M. Brucher,1,2 Ch. Heinrich,1 F. Heitz,1 and J.-P. Armspach2

 1Laboratoire des Sciences de l'Image, de l'Informatique et de la Télédétection, LSIIT, UMR 7005, CNRS-Université Louis Pasteur, Strasbourg 1, Boulevard S. Brant, BP 10413, 67412 Illkirch Cedex, France
2Laboratoire d'Imagerie et de Neurosciences Cognitives, LINC, UMR 7191, CNRS-Université Louis Pasteur, Strasbourg 1, LINC-IPB, 4, rue Kirschleger, 67085 Strasbourg Cedex, France
Received 30 September 2007; Revised 21 January 2008; Accepted 7 March 2008

Recommended by Olivier Lezoray

Abstract

Manifold learning may be seen as a procedure aiming at capturing the degrees of freedom and structure characterizing a set of high-dimensional data, such as images or patterns.

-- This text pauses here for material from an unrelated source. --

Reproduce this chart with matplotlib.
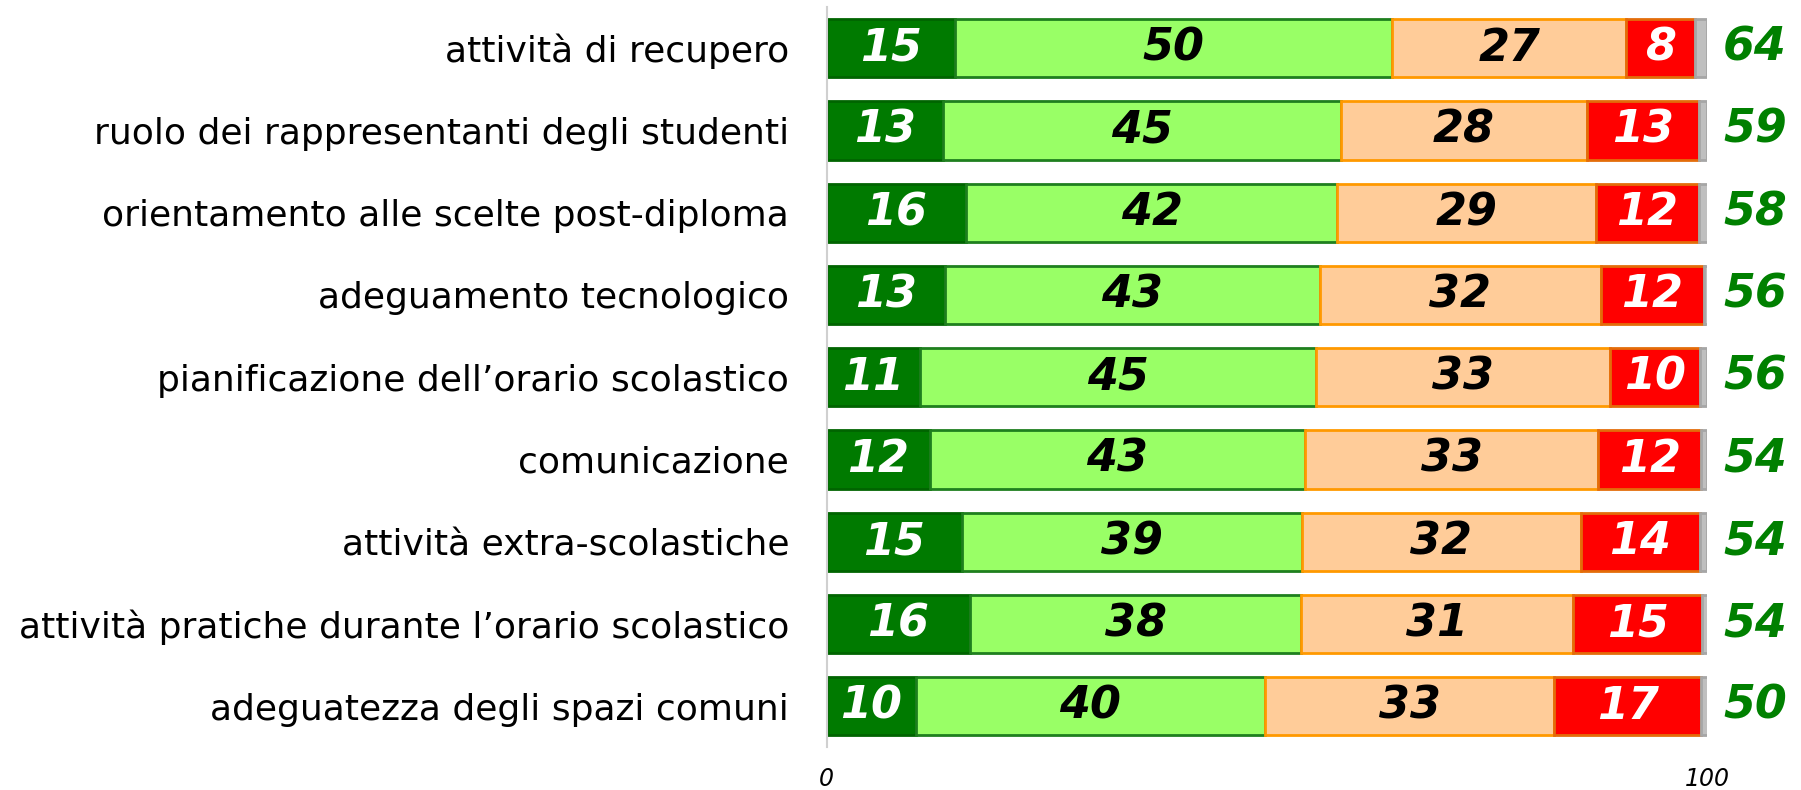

The usual goals are data understanding, visualization, classification, and the computation of means. In a linear framework, this problem is typically addressed by principal component analysis (PCA). We propose here a nonlinear extension to PCA. Firstly, the reduced variables are determined in the metric multidimensional scaling framework. Secondly, regression of the original variables with respect to the reduced variables is achieved considering a piecewise linear model. Both steps parameterize the (noisy) manifold holding the original data. Finally, we address the projection of data onto the manifold. The problem is cast in a Bayesian framework. Application of the proposed approach to standard data sets such as the COIL-20 database is presented.